[GOAL] Leave the pictures out and quote every line from the start of the listing to the line with "let lineValues = [effTaxRate, netMargin];", inclusive.

[DATA EXTRACT]

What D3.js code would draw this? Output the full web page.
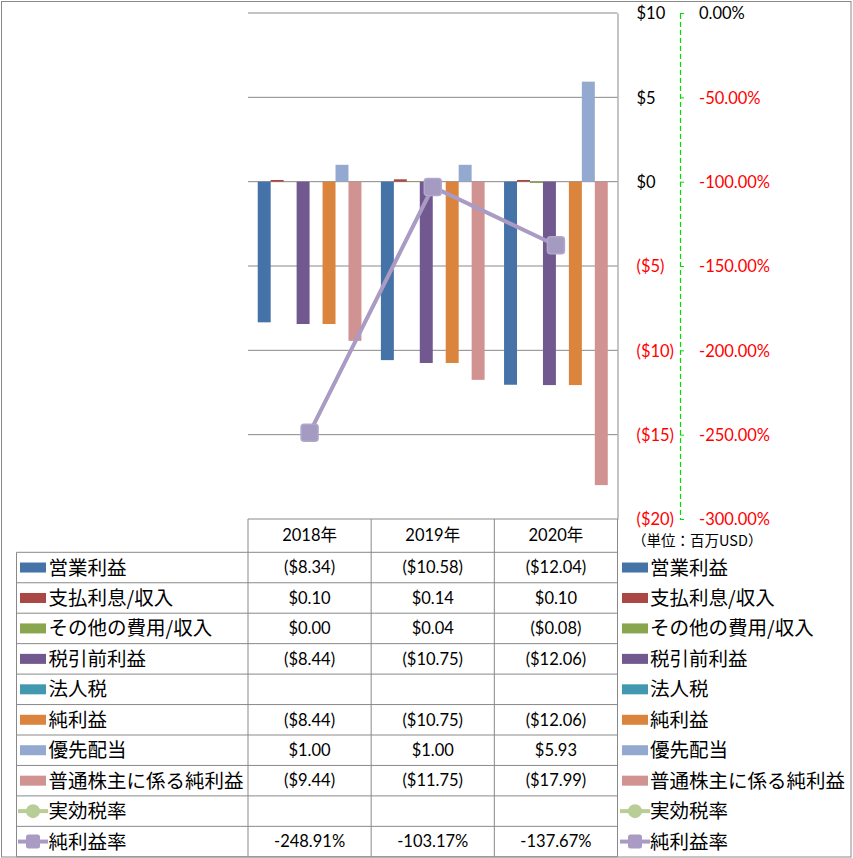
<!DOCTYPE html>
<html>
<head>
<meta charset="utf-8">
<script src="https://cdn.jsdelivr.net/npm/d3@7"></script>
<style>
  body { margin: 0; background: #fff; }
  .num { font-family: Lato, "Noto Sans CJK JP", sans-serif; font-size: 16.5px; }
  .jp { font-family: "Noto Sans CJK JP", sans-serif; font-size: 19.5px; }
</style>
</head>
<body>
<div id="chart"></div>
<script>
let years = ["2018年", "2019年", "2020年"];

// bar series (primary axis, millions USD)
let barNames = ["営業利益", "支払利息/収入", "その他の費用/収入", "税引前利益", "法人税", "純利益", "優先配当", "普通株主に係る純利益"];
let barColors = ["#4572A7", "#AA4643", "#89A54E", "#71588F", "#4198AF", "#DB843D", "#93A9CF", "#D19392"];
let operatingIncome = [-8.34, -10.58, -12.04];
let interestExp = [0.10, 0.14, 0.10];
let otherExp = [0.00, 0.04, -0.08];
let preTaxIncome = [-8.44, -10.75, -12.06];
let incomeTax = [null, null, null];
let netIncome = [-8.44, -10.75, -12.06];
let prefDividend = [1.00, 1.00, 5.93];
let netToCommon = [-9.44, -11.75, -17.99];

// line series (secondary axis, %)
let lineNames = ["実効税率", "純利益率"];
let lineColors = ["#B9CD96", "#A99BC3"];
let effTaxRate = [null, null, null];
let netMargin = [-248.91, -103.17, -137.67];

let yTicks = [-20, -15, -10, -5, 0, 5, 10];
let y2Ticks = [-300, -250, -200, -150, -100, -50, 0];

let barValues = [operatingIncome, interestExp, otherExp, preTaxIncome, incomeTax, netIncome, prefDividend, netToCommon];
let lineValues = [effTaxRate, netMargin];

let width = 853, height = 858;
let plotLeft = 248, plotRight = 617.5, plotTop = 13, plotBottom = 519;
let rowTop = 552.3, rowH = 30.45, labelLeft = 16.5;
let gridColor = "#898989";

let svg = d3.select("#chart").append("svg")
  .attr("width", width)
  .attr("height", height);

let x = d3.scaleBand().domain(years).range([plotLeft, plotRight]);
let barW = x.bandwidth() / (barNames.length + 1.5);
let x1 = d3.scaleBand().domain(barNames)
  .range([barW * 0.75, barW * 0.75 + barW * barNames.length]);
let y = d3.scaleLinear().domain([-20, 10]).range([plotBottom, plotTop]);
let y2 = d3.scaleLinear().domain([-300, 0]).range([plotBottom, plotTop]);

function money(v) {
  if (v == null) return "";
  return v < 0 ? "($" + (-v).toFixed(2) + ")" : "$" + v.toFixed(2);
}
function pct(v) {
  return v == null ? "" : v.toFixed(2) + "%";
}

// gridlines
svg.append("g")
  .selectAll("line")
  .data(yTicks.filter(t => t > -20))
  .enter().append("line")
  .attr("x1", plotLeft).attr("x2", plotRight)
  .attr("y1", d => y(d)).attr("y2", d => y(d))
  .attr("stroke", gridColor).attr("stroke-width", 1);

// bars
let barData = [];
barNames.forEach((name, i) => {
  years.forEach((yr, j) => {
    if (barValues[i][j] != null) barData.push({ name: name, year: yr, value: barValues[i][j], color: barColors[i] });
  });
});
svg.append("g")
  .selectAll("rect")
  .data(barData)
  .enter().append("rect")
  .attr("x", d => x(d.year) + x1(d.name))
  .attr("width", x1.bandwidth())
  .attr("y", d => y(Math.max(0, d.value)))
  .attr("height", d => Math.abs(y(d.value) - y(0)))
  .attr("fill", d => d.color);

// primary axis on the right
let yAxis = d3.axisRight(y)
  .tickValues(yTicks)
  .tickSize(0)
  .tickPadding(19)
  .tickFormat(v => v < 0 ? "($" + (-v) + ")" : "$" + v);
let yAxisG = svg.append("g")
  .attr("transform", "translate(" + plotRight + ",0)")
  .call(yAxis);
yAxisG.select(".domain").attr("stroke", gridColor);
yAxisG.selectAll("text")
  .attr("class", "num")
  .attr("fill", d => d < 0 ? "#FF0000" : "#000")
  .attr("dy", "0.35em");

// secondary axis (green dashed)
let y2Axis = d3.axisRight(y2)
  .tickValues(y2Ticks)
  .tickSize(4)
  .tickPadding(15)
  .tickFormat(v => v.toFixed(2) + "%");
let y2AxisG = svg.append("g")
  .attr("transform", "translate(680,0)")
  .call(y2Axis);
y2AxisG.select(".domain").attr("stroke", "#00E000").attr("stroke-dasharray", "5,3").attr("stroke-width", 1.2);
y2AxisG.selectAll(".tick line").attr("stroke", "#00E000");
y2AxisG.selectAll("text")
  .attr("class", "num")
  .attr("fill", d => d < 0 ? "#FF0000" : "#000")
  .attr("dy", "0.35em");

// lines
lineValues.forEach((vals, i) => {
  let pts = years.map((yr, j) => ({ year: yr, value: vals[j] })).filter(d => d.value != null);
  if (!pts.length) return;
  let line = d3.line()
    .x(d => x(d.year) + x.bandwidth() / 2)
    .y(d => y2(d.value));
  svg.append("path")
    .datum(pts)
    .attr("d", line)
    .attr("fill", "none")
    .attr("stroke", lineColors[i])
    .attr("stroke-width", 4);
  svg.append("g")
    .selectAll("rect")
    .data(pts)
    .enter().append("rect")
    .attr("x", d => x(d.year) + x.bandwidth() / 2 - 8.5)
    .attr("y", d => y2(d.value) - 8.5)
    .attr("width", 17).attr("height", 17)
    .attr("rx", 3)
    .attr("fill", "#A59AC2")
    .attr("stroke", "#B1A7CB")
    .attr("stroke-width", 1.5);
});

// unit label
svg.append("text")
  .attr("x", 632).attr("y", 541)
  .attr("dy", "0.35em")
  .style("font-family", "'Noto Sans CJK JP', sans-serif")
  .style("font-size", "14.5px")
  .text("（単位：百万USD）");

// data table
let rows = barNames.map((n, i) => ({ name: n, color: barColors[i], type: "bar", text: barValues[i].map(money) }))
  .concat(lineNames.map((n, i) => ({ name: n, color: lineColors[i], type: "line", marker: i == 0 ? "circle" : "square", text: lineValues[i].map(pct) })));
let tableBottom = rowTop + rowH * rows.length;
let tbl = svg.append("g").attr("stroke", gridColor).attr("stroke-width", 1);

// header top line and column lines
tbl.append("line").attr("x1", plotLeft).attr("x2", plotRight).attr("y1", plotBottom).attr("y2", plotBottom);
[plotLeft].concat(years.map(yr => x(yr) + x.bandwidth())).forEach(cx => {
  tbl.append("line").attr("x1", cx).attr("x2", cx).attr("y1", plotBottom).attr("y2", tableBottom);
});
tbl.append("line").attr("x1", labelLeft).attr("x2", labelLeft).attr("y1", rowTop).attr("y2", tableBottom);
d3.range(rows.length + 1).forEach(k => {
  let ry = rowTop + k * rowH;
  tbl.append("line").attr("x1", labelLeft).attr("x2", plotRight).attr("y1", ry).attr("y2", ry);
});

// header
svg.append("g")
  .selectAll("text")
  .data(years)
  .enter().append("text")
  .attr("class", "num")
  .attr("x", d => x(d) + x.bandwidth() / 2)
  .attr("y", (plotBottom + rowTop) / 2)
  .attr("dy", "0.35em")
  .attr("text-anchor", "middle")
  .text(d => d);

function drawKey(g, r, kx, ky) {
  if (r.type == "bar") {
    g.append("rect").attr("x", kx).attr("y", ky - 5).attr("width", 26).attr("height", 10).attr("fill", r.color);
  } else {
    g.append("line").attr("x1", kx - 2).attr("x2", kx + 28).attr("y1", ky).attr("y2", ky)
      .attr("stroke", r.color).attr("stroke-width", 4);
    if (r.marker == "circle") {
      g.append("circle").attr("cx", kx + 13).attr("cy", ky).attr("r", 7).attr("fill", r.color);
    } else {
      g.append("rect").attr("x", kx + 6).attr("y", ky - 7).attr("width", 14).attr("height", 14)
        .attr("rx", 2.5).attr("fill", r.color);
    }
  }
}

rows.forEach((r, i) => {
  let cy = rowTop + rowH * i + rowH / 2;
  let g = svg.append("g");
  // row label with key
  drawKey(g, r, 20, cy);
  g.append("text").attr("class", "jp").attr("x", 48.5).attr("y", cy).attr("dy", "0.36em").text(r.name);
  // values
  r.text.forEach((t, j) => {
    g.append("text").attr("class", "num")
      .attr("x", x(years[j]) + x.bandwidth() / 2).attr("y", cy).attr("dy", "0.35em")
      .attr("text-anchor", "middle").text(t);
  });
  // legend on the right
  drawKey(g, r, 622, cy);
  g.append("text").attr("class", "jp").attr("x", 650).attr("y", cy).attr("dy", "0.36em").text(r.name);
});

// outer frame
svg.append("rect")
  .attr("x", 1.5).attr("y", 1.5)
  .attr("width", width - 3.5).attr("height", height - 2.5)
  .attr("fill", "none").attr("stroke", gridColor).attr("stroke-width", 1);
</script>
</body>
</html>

[PROBLEM SOLUTION]
What D3.js code would draw this? Output the full web page.
<!DOCTYPE html>
<html>
<head>
<meta charset="utf-8">
<script src="https://cdn.jsdelivr.net/npm/d3@7"></script>
<style>
  body { margin: 0; background: #fff; }
  .num { font-family: Lato, "Noto Sans CJK JP", sans-serif; font-size: 16.5px; }
  .jp { font-family: "Noto Sans CJK JP", sans-serif; font-size: 19.5px; }
</style>
</head>
<body>
<div id="chart"></div>
<script>
let years = ["2018年", "2019年", "2020年"];

// bar series (primary axis, millions USD)
let barNames = ["営業利益", "支払利息/収入", "その他の費用/収入", "税引前利益", "法人税", "純利益", "優先配当", "普通株主に係る純利益"];
let barColors = ["#4572A7", "#AA4643", "#89A54E", "#71588F", "#4198AF", "#DB843D", "#93A9CF", "#D19392"];
let operatingIncome = [-8.34, -10.58, -12.04];
let interestExp = [0.10, 0.14, 0.10];
let otherExp = [0.00, 0.04, -0.08];
let preTaxIncome = [-8.44, -10.75, -12.06];
let incomeTax = [null, null, null];
let netIncome = [-8.44, -10.75, -12.06];
let prefDividend = [1.00, 1.00, 5.93];
let netToCommon = [-9.44, -11.75, -17.99];

// line series (secondary axis, %)
let lineNames = ["実効税率", "純利益率"];
let lineColors = ["#B9CD96", "#A99BC3"];
let effTaxRate = [null, null, null];
let netMargin = [-248.91, -103.17, -137.67];

let yTicks = [-20, -15, -10, -5, 0, 5, 10];
let y2Ticks = [-300, -250, -200, -150, -100, -50, 0];

let barValues = [operatingIncome, interestExp, otherExp, preTaxIncome, incomeTax, netIncome, prefDividend, netToCommon];
let lineValues = [effTaxRate, netMargin];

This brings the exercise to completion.